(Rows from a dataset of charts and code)
*****

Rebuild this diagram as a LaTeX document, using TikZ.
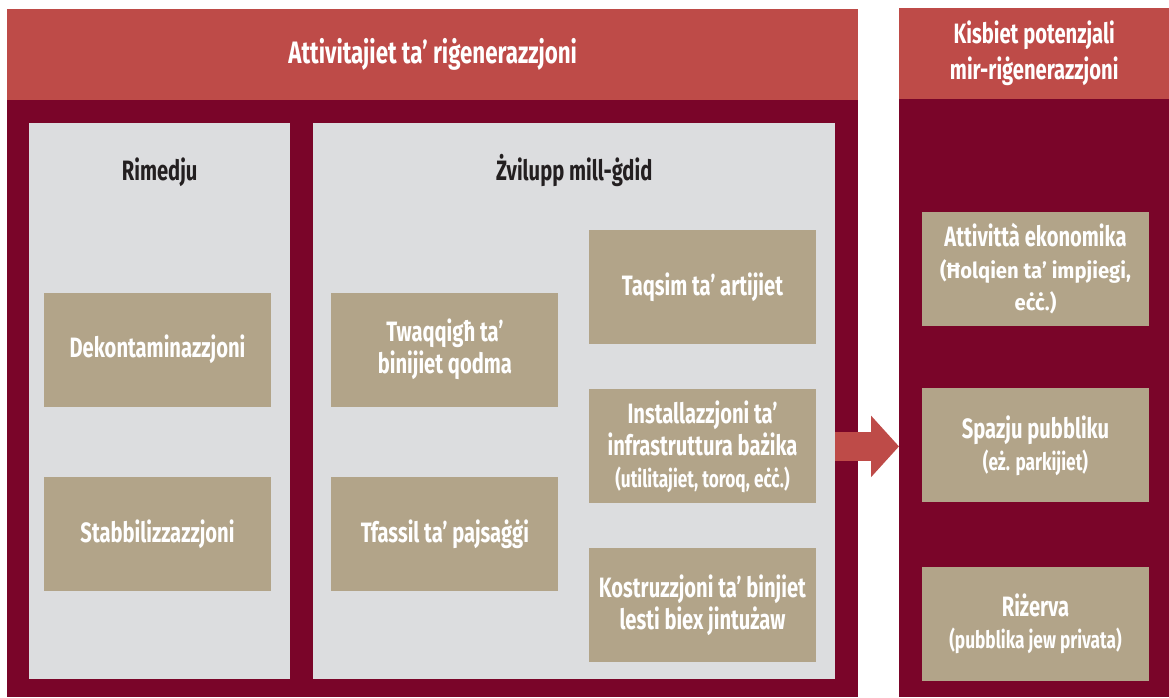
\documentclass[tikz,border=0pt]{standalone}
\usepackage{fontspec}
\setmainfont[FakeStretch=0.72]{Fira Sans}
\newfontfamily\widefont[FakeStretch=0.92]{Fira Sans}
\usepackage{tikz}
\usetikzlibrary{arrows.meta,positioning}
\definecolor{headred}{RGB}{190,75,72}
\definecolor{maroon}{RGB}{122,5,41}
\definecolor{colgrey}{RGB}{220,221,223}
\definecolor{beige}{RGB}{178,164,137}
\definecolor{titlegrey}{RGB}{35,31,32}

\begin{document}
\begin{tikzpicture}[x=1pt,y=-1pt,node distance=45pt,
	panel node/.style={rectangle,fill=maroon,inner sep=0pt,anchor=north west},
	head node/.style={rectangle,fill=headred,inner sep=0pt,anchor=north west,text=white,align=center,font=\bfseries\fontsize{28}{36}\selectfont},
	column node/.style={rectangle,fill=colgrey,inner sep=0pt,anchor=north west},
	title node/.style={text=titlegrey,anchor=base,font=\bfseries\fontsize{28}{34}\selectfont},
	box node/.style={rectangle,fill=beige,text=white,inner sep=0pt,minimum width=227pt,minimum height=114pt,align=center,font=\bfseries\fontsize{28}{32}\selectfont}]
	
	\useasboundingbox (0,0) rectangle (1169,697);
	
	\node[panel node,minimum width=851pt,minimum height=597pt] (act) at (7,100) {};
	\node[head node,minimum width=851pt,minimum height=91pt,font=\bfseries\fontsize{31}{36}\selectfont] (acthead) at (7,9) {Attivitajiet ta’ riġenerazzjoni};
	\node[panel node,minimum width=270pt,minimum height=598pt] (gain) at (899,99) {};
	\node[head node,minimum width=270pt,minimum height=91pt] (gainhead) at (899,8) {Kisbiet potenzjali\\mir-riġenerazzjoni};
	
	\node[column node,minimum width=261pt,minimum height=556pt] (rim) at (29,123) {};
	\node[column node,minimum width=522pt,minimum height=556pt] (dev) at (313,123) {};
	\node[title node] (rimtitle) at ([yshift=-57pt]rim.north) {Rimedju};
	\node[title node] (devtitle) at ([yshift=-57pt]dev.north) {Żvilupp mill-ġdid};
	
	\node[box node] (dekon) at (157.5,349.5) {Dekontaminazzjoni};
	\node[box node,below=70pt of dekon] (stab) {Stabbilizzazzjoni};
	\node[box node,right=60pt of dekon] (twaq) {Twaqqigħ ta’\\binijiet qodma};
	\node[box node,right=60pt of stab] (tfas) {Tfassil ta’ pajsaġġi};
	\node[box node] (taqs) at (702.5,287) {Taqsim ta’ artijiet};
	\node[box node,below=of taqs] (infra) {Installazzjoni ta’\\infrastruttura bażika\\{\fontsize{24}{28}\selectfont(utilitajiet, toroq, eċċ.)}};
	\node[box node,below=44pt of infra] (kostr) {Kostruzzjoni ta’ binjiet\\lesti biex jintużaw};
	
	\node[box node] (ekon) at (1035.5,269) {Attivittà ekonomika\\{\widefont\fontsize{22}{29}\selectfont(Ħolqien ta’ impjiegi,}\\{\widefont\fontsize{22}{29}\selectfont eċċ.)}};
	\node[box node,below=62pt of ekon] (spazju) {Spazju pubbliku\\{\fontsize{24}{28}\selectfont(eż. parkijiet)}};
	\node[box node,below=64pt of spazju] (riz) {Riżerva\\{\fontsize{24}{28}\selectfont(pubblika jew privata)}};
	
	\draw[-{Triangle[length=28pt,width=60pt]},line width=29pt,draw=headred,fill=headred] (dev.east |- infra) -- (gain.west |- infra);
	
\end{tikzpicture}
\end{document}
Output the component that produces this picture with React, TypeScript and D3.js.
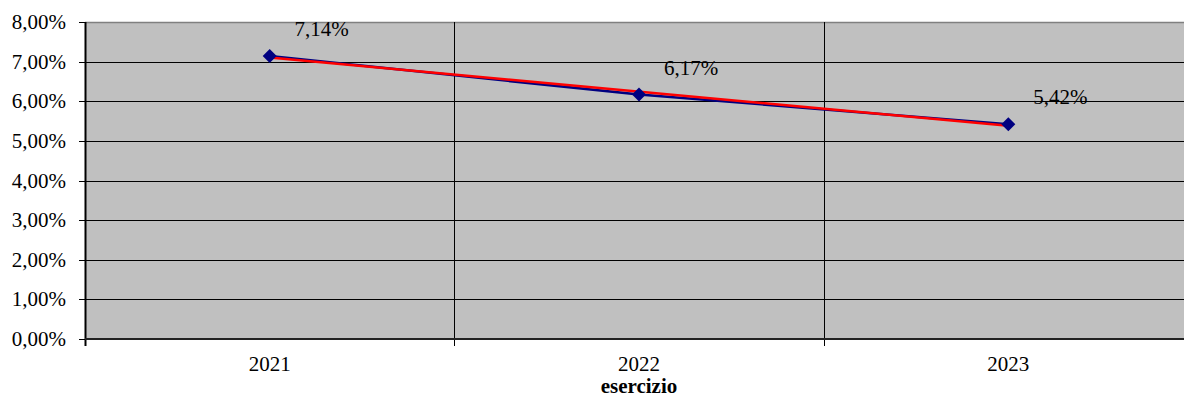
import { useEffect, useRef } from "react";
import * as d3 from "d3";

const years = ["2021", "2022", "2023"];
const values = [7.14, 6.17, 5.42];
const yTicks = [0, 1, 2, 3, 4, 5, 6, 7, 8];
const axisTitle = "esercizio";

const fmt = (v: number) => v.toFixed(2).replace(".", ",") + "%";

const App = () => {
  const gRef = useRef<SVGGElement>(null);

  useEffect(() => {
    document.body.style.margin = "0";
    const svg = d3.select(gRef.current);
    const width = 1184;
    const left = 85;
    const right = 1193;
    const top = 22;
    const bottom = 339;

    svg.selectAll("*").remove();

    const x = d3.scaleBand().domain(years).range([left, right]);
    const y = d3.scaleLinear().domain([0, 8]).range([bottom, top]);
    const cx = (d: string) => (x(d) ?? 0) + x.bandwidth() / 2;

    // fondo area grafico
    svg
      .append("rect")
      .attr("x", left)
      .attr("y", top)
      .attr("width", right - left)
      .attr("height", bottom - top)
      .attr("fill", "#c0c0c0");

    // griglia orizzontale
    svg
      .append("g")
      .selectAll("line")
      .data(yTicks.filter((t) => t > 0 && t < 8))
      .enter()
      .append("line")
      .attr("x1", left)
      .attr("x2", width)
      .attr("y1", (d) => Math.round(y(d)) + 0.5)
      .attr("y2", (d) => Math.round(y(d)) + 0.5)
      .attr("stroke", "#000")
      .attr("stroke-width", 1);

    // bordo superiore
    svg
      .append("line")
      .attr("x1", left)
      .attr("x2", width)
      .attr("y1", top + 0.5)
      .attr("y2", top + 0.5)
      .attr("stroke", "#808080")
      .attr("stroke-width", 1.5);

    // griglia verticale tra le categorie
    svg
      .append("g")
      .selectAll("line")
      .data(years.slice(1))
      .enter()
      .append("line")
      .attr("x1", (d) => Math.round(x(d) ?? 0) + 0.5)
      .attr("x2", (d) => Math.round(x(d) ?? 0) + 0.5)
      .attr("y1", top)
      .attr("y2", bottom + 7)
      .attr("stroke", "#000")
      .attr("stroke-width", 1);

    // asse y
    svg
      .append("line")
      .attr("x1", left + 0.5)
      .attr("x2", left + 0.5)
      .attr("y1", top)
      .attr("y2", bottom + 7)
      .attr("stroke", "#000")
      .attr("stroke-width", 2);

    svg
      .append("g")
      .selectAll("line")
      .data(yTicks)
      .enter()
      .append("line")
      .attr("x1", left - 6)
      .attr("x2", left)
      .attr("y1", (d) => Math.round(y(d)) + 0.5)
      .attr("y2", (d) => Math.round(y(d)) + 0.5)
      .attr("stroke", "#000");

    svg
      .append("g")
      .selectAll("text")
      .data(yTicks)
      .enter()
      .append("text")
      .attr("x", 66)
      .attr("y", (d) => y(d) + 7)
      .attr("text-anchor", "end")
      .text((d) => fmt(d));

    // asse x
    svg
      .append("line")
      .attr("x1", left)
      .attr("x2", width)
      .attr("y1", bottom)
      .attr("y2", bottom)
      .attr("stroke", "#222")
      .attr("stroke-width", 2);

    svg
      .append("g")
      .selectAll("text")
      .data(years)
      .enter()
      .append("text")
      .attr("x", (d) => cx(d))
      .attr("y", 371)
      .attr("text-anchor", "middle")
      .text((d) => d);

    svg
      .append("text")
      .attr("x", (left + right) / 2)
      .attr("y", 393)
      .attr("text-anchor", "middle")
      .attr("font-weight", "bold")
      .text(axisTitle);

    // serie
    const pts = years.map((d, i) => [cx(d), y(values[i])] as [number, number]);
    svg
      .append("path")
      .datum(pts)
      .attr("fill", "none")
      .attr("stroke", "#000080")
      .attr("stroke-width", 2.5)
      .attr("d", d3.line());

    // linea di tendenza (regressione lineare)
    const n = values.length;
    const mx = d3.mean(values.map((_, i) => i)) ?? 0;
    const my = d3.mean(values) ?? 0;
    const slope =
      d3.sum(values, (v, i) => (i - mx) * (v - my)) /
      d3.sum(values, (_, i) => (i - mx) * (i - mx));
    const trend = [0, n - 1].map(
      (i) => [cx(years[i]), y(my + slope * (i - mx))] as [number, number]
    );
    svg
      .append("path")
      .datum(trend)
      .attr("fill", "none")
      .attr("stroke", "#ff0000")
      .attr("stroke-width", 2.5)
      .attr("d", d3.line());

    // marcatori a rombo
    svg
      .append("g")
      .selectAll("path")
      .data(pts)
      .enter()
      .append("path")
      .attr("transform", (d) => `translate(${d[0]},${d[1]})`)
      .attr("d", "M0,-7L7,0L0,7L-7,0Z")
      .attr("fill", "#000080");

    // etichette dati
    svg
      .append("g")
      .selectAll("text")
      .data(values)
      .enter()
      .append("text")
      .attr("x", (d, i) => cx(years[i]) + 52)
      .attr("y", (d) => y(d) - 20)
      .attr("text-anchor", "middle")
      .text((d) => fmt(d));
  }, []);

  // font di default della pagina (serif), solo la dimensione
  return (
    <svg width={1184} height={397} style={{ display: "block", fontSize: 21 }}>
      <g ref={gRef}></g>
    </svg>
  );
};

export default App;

*****

Required task
Without the pictures, write out the lines from the beginning of the entries through the line with "(0,0) rectangle (1169,697);".

Answer for this exercise
Rebuild this diagram as a LaTeX document, using TikZ.
\documentclass[tikz,border=0pt]{standalone}
\usepackage{fontspec}
\setmainfont[FakeStretch=0.72]{Fira Sans}
\newfontfamily\widefont[FakeStretch=0.92]{Fira Sans}
\usepackage{tikz}
\usetikzlibrary{arrows.meta,positioning}
\definecolor{headred}{RGB}{190,75,72}
\definecolor{maroon}{RGB}{122,5,41}
\definecolor{colgrey}{RGB}{220,221,223}
\definecolor{beige}{RGB}{178,164,137}
\definecolor{titlegrey}{RGB}{35,31,32}

\begin{document}
\begin{tikzpicture}[x=1pt,y=-1pt,node distance=45pt,
	panel node/.style={rectangle,fill=maroon,inner sep=0pt,anchor=north west},
	head node/.style={rectangle,fill=headred,inner sep=0pt,anchor=north west,text=white,align=center,font=\bfseries\fontsize{28}{36}\selectfont},
	column node/.style={rectangle,fill=colgrey,inner sep=0pt,anchor=north west},
	title node/.style={text=titlegrey,anchor=base,font=\bfseries\fontsize{28}{34}\selectfont},
	box node/.style={rectangle,fill=beige,text=white,inner sep=0pt,minimum width=227pt,minimum height=114pt,align=center,font=\bfseries\fontsize{28}{32}\selectfont}]
	
	\useasboundingbox (0,0) rectangle (1169,697);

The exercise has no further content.